# Where are you?????



## countypower (Jul 12, 2009)

Hi peps
Being a new member, i live in Northants, Kettering area. Who else in the TTOC lives in my area, only know of Barton TT. so was just interested who else is in my area, Who is the club rep for northants district? [smiley=gossip.gif]

Are there any local meets cruises or arrangments.? :? 
Bob


----------



## Nem (Feb 14, 2005)

You are in luck!

We have just in the last month taken on a new Rep for this area. L80NTT / Leon is the Northampton Rep and I'm sure he wouldn't mind you dropping him a PM about him getting a meet organised.

8)


----------



## barton TT (Nov 13, 2004)

Yes it would be nice to have a meet in this area, i tried many years ago to get a meet up and running but we seem to lack members from Northants.


----------



## KammyTT (Jun 28, 2006)

aberdenn scotland


----------



## TTCool (Feb 7, 2005)

countypower said:


> Hi peps
> Being a new member, i live in Northants, Kettering area.
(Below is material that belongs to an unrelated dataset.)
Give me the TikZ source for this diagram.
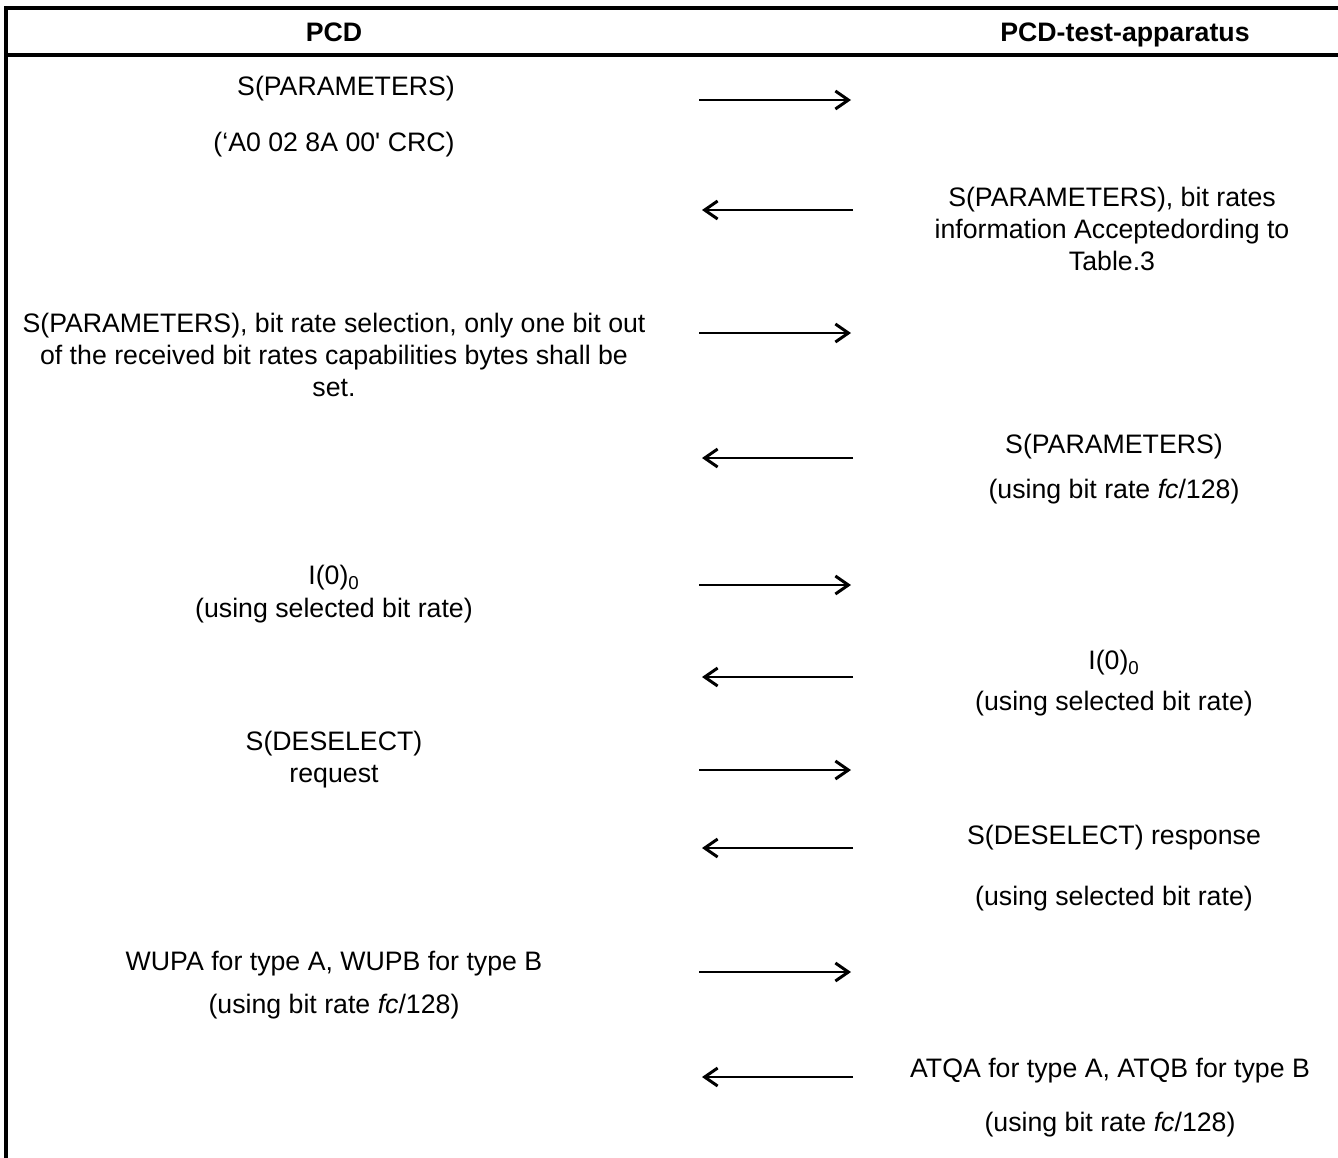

Who else in the TTOC lives in my area, only know of Barton TT. so was just interested who else is in my area, Who is the club rep for northants district? [smiley=gossip.gif]
> 
> Are there any local meets cruises or arrangments.? :?
> Bob


If all members stated where they are located in the existing 'Location' area, near top left of every post, it would be simple for you to see who else is in your area.

I am the worst offender, as you can see 

Joe


----------



## Wallsendmag (Feb 12, 2004)

At least i give them a sporting chance


----------



## TTCool (Feb 7, 2005)

PS Not quite the solution but a better system could be invoked at a later date.

Joe


----------